When Governor Phillip returned to England in triumph in 1792, he took with him Bennelong. At first the young Aboriginal man enjoyed his stay in London, dressed as a dapper gentleman in a ruffled lace shirt and fancy waistcoat. He met mad King George III, heard debates in parliament and swam in the Thames. Newspapers treated him as a “merry fellow” and a celebrity who was “delighted with everything he sees, and courteous to those who know him”. But after seven months he wanted to go home and returned to Sydney broken by the coldness of British weather.

On board HMS Reliance his lungs gave him trouble but he was well enough to teach words of his native tongue to the future explorers Matthew Flinders and George Bass. But Bennelong was a beaten man. When he got home he abandoned most of his white ways except for one – alcohol. He took seriously to drink and violence and was frequently wounded in payback battles. Bennelong died in January 1813 (almost 25 years to the day of the first settlement) at James Squire’s orchard in Parramatta.

Bennelong’s legacy today lies mostly in his name. As well as the famous building on the point that bears his name, he also survives in the nation’s most volatile federal political seat (in inner West Sydney) that in November saw sitting Prime Minister John Howard famously defeated by Labor’s star media recruit Maxine McKew.

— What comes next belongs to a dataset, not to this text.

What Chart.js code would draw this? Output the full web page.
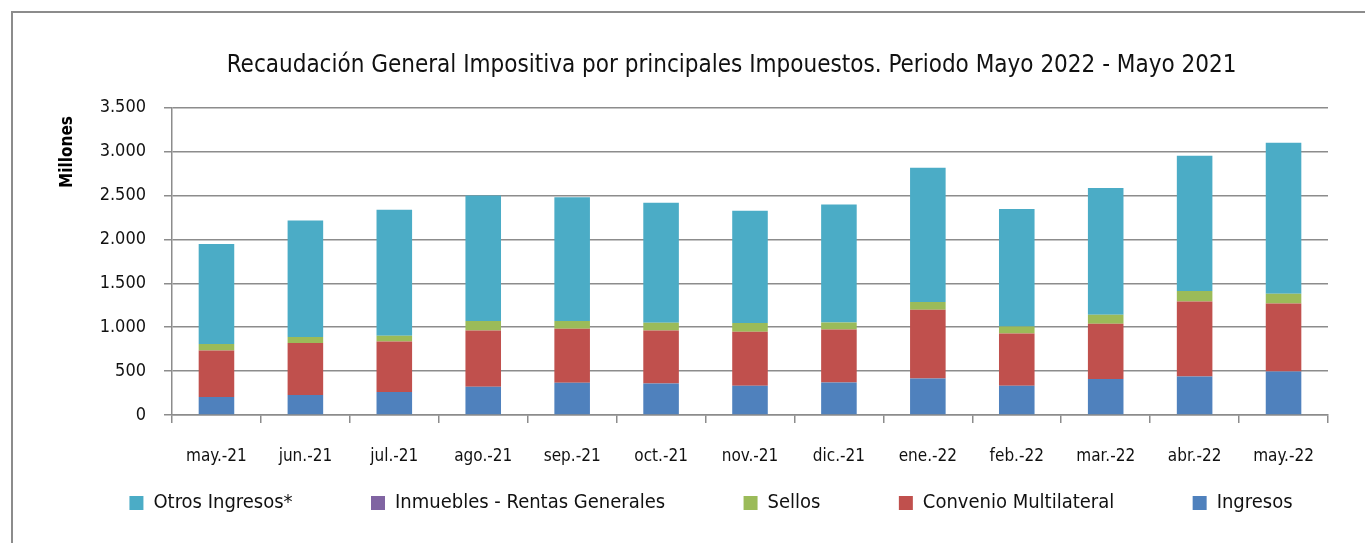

But Bennelong’s people have not done so well as his name. Australia's indigenous population has suffered a genocidal history that caused the Aboriginal population to drop from 300,000 to 70,000 in the 134 years to 1920. Australia Day remains a tainted holiday until white Australia remembers the act of recognition in Keating’s Redfern speech. It also requires an act of imagination: As Keating said, “We cannot imagine that the descendants of people whose genius and resilience maintained a culture here through 50 000 years or more, through cataclysmic changes to the climate and environment, and who then survived two centuries of dispossession and abuse, will be denied their place in the modern Australian nation.” Happy Australia Day.